Canada is at a crossroads. The issues confronting Canada in 2025 go beyond mere setbacks and can more accurately be called crises. Unless they are resolved quickly, we face a deep and potentially permanent loss of our national standard of living and quality of life.

We hereby introduce the “Canada at the Crossroads” series of reports from the Macdonald-Laurier Institute. Each one is a relatively short essay explaining the problem at hand and outlining potential solutions. This series will not propose minor tweaks to existing strategies, nor will it look only for modest course corrections. Canada is beset by incompetent governance, runaway and rampant ideology, social malaise, and a national identity crisis.

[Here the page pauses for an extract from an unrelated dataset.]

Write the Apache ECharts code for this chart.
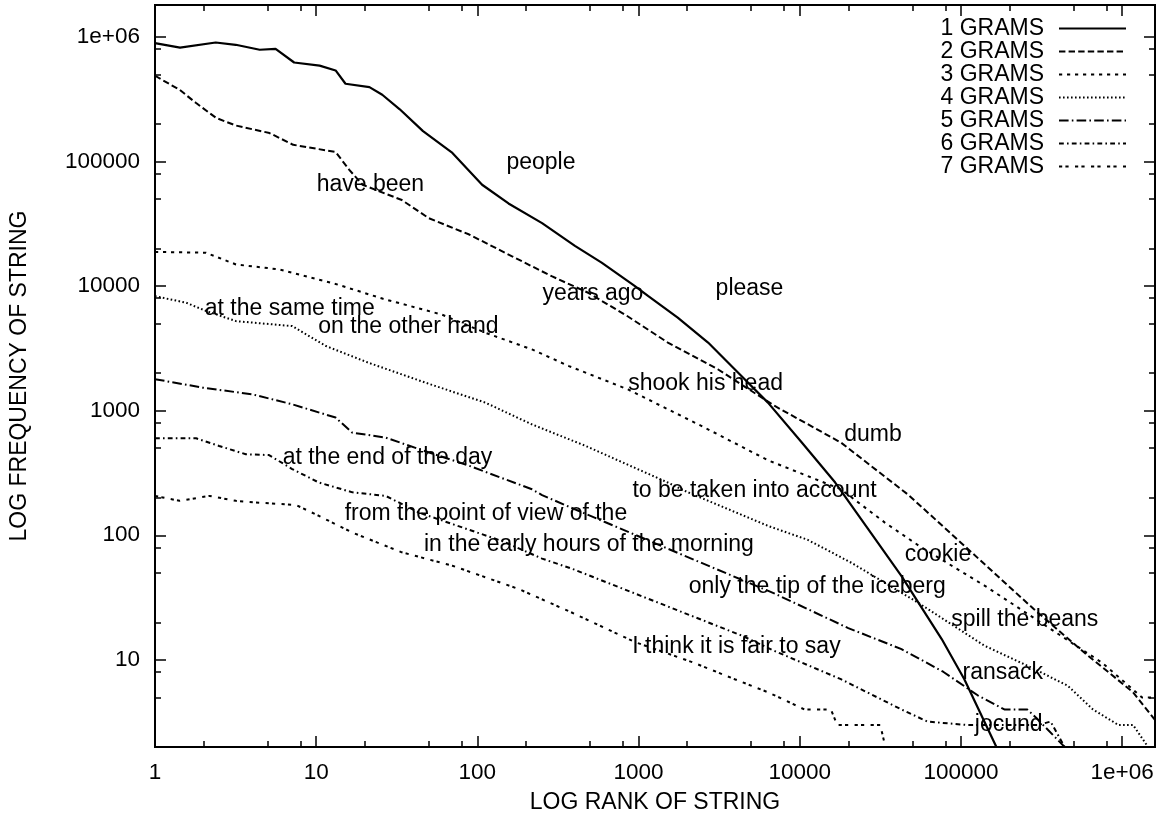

Its future is at stake – and the time for small, hesitant steps has passed. It is in this spirit that we invite readers to join us as we confront the problems facing our country and set out serious, disruptive ideas to make 2025 the year Canada began to step back from the brink.

VOLUME 5: DEGREES OF SEPARATION: UNIVERSITIES VERSUS THE PUBLIC

By Ross McKitrick
May 21, 2025

Universities are facing a sharp decline in their public reputation.

In the US, the Trump administration is openly attacking many top universities – including taking steps to strip Harvard of its tax exempt status. The situation in Canada is less antagonistic, but there’s growing public frustration over the blatant left-wing bias and politicization of our post-secondary institutions. The public’s indifference to maintaining historical funding levels is a clear sign of this discontent.

In both the United States and Canada increasing numbers of people report limited or no confidence in universities and think they are poorly managed. While the collapse in confidence is largest among conservative voters it is nonetheless happening across the political spectrum and among both men and women.

The public is losing faith in part due to universities becoming political monocultures. Despite North Americans being nearly evenly split politically, surveys show that in both Canada and the US the left/right political split among faculty is about 90/10, with many social science and humanities disciplines polling at over 95 per cent left wing. This is very different from the situation 50 years ago, when universities’ political makeup approximately matched that of society at large.

The political tilt is, among other things, increasingly leading conservative students and scholars to self-censor. The implication is that, despite universities’ claims of prioritizing diversity, they have become entrenched in ideology and increasingly hostile to conservative viewpoints.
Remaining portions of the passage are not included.